McCarver worked 28 consecutive MLB postseasons on network television dating back to 1984, providing analysis for a record 23 World Series and 20 All-Star Games.  His work earned him three-straight Emmy Awards for “Outstanding Sports Event Analyst” (2000-02) and the National Baseball Hall of Fame and Museum’s 2012 Ford C. Frick Award.

McCarver teamed with Joe Buck a record 17 seasons as MLB on FOX’s lead national baseball broadcast team.  No baseball broadcasting tandem called more World Series (15) and All-Star Games (14).  The Memphis, Tenn. native began his broadcasting career in 1980 and has the distinction of being the only MLB analyst to have worked for all four major broadcast networks.

McCarver caught 12 seasons (1959-61, 1963-69 and 1973-74) with the Cardinals, debuting as a 17-year-old in 1959.  He played in two All-Star Games (1966, 1967), three League Championship Series (1976-78) and three World Series (1964, 1967, 1968), winning championships in 1964 and 1967.  He also played for Philadelphia, Montreal and Boston over a 21-year career that included a second place finish behind Hall of Fame teammate Orlando Cepeda for the 1967 National League MVP award.

In Cardinals World Series play, McCarver ranks second in hits (23), third in RBI (11) and walks (10), first in triples (3), fifth in batting average (.311), and is the only catcher in franchise history to have caught two title-winning World Series Game 7’s.

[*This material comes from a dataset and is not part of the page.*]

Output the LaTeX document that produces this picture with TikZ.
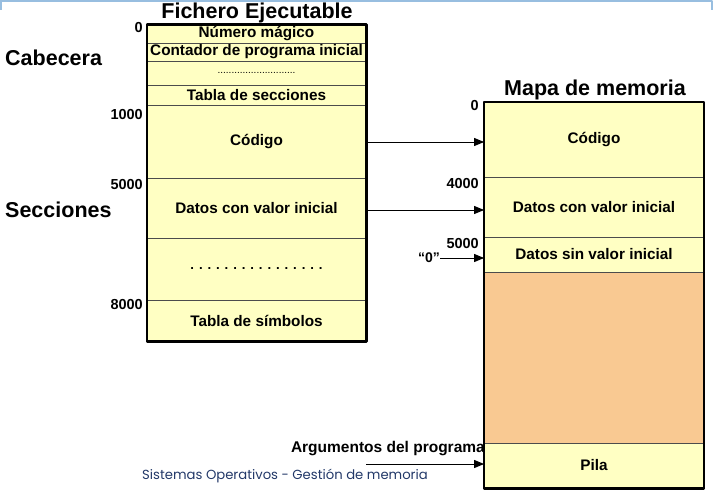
\documentclass[tikz,border=0pt]{standalone}
\usepackage{fontspec}
\setmainfont{Liberation Sans}
\newfontfamily\piefont{Poppins}
\usetikzlibrary{arrows.meta}

\definecolor{amarillo}{RGB}{255,255,195}
\definecolor{naranja}{RGB}{249,201,146}
\definecolor{azulpie}{RGB}{34,56,104}
\definecolor{azulraya}{RGB}{152,190,224}

\begin{document}
\begin{tikzpicture}[x=1pt, y=-1pt, line join=round,
  celda/.style={draw=black!70, line width=0.8pt, fill=amarillo, minimum width=219pt,
    inner sep=0pt, font=\bfseries\fontsize{15.3}{17}\selectfont},
  dir/.style={anchor=east, inner sep=0pt, font=\bfseries\fontsize{14.5}{16}\selectfont},
  titulo/.style={inner sep=0pt, font=\bfseries\fontsize{21.5}{24}\selectfont},
  flecha/.style={-{Triangle[length=10pt,width=8pt]}, line width=1pt}]

\useasboundingbox (0,0) rectangle (714,495);

% slide border
\draw[azulraya, line width=2.5pt] (0.5,10) -- (0.5,1) -- (712,1) -- (712,10);

% Fichero ejecutable
\node[titulo] (tfich) at (257,13) {Fichero Ejecutable};
\node[celda, minimum height=18pt] (fmag) at (256.5,34) {Número mágico};
\node[celda, minimum height=18pt] (fcont) at (256.5,52) {Contador de programa inicial};
\node[celda, minimum height=24pt, font=\fontsize{10}{12}\selectfont] (fpun) at (256.5,73) {............................};
\node[celda, minimum height=20pt] (ftab) at (256.5,95) {Tabla de secciones};
\node[celda, minimum height=73pt] (fcod) at (256.5,141.5) {Código};
\node[celda, minimum height=60pt] (fdat) at (256.5,208) {Datos con valor inicial};
\node[celda, minimum height=62pt, font=\bfseries\fontsize{13.2}{15}\selectfont] (fres) at (256.5,269) {. . . . . . . . . . . . . . . .};
\node[celda, minimum height=41pt] (fsim) at (256.5,320.5) {Tabla de símbolos};
\draw[line width=2.2pt] (fmag.north west) rectangle (fsim.south east);

% Mapa de memoria
\node[titulo] (tmapa) at (595,90) {Mapa de memoria};
\node[celda, minimum height=75pt] (mcod) at (594,139.5) {Código};
\node[celda, minimum height=60pt] (mdat) at (594,207) {Datos con valor inicial};
\node[celda, minimum height=35pt] (msin) at (594,254.5) {Datos sin valor inicial};
\node[celda, minimum height=171pt, fill=naranja] (mhueco) at (594,357.5) {};
\node[celda, minimum height=45pt] (mpila) at (594,465.5) {Pila};
\draw[line width=2.2pt] (mcod.north west) rectangle (mpila.south east);

% direcciones
\node[dir] (d0) at (143,28) {0};
\node[dir] (d1000) at (143,115) {1000};
\node[dir] (d5000) at (143,185) {5000};
\node[dir] (d8000) at (143,305) {8000};
\node[dir] (m0) at (479,106) {0};
\node[dir] (m4000) at (479,184) {4000};
\node[dir] (m5000) at (479,244) {5000};

% partes del fichero
\node[titulo, anchor=west] (cab) at (5,58) {Cabecera};
\node[titulo, anchor=west] (sec) at (5,210) {Secciones};

% Arrows
\draw[flecha] (fcod.east) ++(0,0.5) coordinate (acod) -- (acod -| mcod.west);
\draw[flecha] (fdat.east) ++(0,2) coordinate (adat) -- (adat -| mdat.west);
\node[anchor=east, inner sep=0pt, font=\bfseries\fontsize{14}{16}\selectfont] (cero) at (440,258) {“0”};
\draw[flecha] (cero.east) -- (cero.east -| msin.west);
\node[anchor=east, inner sep=0pt, font=\bfseries\fontsize{15.5}{17}\selectfont] (args) at (485,449) {Argumentos del programa};
\coordinate (aini) at (366,464);
\draw[flecha] (aini) -- (aini -| mpila.west);

% pie
\node[anchor=west, inner sep=0pt, text=azulpie, font=\piefont\fontsize{13.2}{15}\selectfont] (pie) at (142,476) {Sistemas Operativos - Gestión de memoria};

\end{tikzpicture}
\end{document}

He and his close friend, the late Hall of Fame pitcher Bob Gibson, rank 2nd among Cardinals battery-mates in games started together with 197.

McCarver most recently served as a Cardinals television analyst for Bally Sports Midwest for six seasons from 2014-19.

Commissioner’s statement:

  Commissioner of Baseball Robert D. Manfred, Jr. issued the following statement today regarding the passing of All-Star catcher and decorated baseball broadcaster Tim McCarver, who was 81:

       “Tim McCarver was an All-Star, a World Series Champion, a respected teammate, and one of the most influential voices our game has known.  As a player, Tim was a key part of great Cardinals and Phillies teams in his 21-year career.  In the booth, his analysis and attention to detail brought fans closer to our game and how it is played and managed.  Tim’s approach enhanced the fan experience on our biggest stages and on the broadcasts of the Mets, the Yankees and the Cardinals.

       “All of us at Major League Baseball are grateful for Tim’s impact on sports broadcasting and his distinguished career in our National Pastime.  I extend my deepest condolences to Tim’s family, friends and the generations of fans who learned about our great game from him.”


From the Baseball Hall of Fame:

“Tim McCarver’s immense impact on baseball spanned generations, from a 21-year career on the field to the broadcast booth, where his insights and passion for the game made him one of its most beloved voices – and the 2012 Ford C. Frick Award winner for broadcasting excellence,” said Jane Forbes Clark, Chairman of the National Baseball Hall of Fame and Museum. “Tim enjoyed celebrating the game, and he was a consistent presence in Cooperstown during our annual Induction Weekend events. On behalf of the Hall of Fame members and all of us in Cooperstown, we share our heartfelt condolences with his family and friends, and with all of the fans who he entertained and informed for more six decades.”

Additional Comments:

Dan McLaughlin: “I am deeply saddened after hearing about the passing of Tim McCarver. He was a HOF Cardinal, broadcaster, and person. Most importantly, he was my friend. I am going to miss him so much. Heaven just got the best storyteller and analyst. I love you partner.”